2002, US, directed by Steven Spielberg
Catch Me If You Can plays as something of an anthology of Spielberg's strengths as a pop filmmaker, and particularly his skills in crafting a clean narrative where everything seems to tie, almost inevitably, together. On one level, it's old-fashioned storytelling, and yet what's notable is that Spielberg makes something really rather difficult - editing a collection of shots and scenes into a coherent whole that makes perfect sense - into something almost invisible; it's a gift that much less appreciated, I think, because he's doing it in a pop context.
The subject matter here lacks the self-conscious profundity of many latter-day Spielberg movies, and you can sense him having fun with a shaggy dog story that's the more delicious for being true. Sequences like that where his protagonist, Frank Abagnale (Leonardo diCaprio, perfectly cast), meets his future in-laws in the patrician South are beautifully intercut with the tumbling of Frank's world behind the scenes: there's the familiar Spielberg focus on objects, with the G-men's guns in the foreground, but also the clear action such that we always know who's doing what to whom even as the scene shifts back and forth.

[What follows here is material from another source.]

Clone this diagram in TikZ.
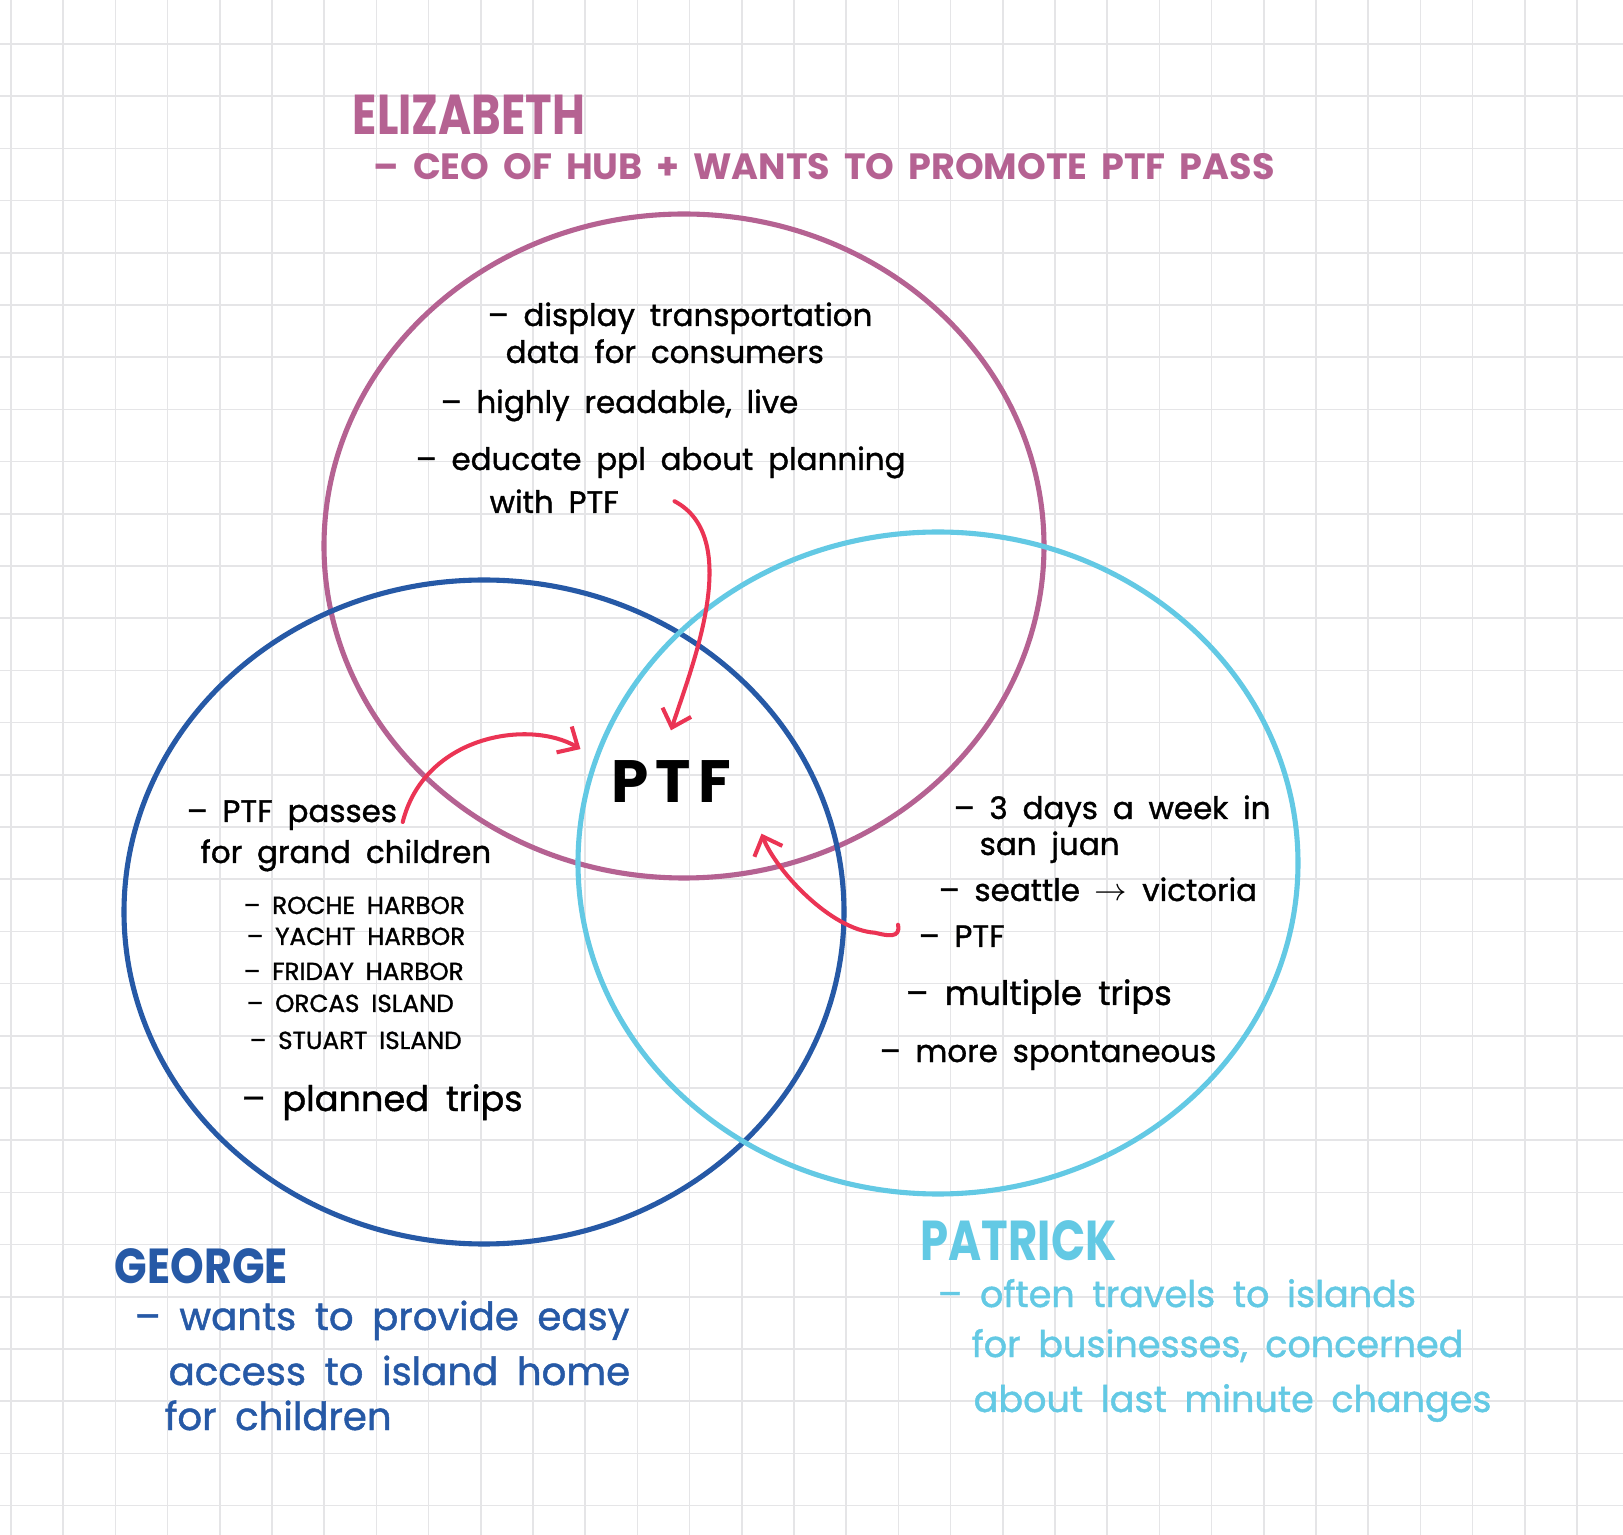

Earlier, there's also a lovely shot where we see Frank sit in the gloomy foreground and his mother (Nathalie Baye) in the back, bathed in light from the kitchen window, as Frank desperately tries to maintain his illusions about his parents; it seems like such a simple dichotomy, the light-dark opposition, yet it functions perfectly to illustrate Frank's struggle in that specific moment, so that it's not a simple visual trick but rather an enhancement to the development of the character.